Intervention de Olivier Dussopt

Réunion du mardi 27 septembre 2022 à 15h00
Commission des affaires sociales

Olivier Dussopt, ministre du travail, du plein emploi et de l'insertion :

Le projet de loi est court puisqu'il comporte cinq articles.

L'article 3 donne une nouvelle base légale à la définition de l'électorat aux élections professionnelles des comités sociaux et économiques. Une décision du Conseil constitutionnel, saisi d'une question prioritaire de constitutionnalité, avait fragilisé le droit de vote. Nous sécurisons donc le processus électoral en vue des élections professionnelles qui se tiendront en décembre.

L'article 5 ratifie vingt et une ordonnances dont vingt concernent la crise sanitaire et ses conséquences économiques et sociales. Certaines des mesures qu'elles comportent sont éteintes, d'autres continuent de s'appliquer. Il s'agit de sécuriser les actes juridiques qui en découlent en respectant scrupuleusement la procédure de l'habilitation. La vingt et unième ordonnance a trait à la modernisation du recouvrement des contributions des employeurs au titre du financement de la formation professionnelle et de l'apprentissage.
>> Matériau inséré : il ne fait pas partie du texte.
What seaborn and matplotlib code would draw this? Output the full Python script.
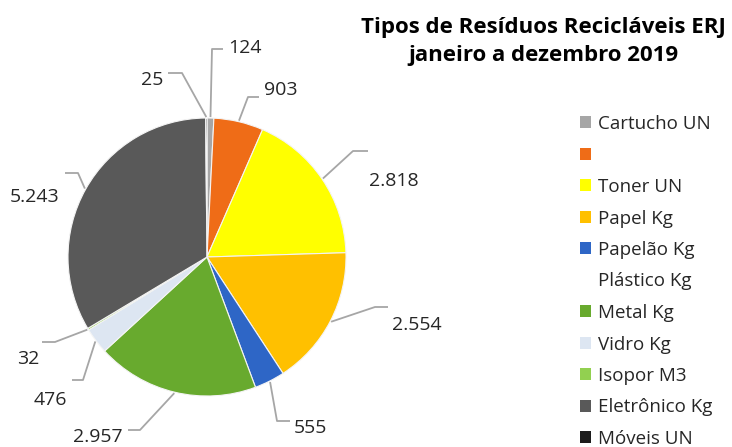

C'est une mesure très technique qui gagne en sécurité juridique grâce à la ratification de l'ordonnance.

L'article 4 concerne la validation des acquis de l'expérience (VAE). Carole Grandjean vous présentera ses dispositions.

Les articles 1er et 2 portent sur l'assurance chômage. En préambule, je voudrais rappeler les acquis de la réforme décidée en 2019 mais qui, pour de multiples raisons au premier rang desquelles évidemment la crise sanitaire, n'est entrée en vigueur qu'au second semestre 2021.

Cette réforme visait à lutter contre l'explosion des embauches en contrats courts depuis vingt ans. Le nombre d'embauches en contrat à durée déterminée (CDD) de moins d'un mois avait été multiplié par 2,5 depuis 2000 quand les embauches en contrat à durée indéterminée (CDI) augmentaient dans le même temps de moins de 1,5. La réforme avait également pour but d'apporter une réponse définitive au déficit structurel de l'assurance chômage, lié en partie à la prolifération des contrats courts.

Ce modèle n'était plus acceptable. Il pesait lourdement sur les finances du régime d'assurance chômage : entre 2009 et 2019, le déficit s'élevait à 2,9 milliards d'euros en moyenne par an.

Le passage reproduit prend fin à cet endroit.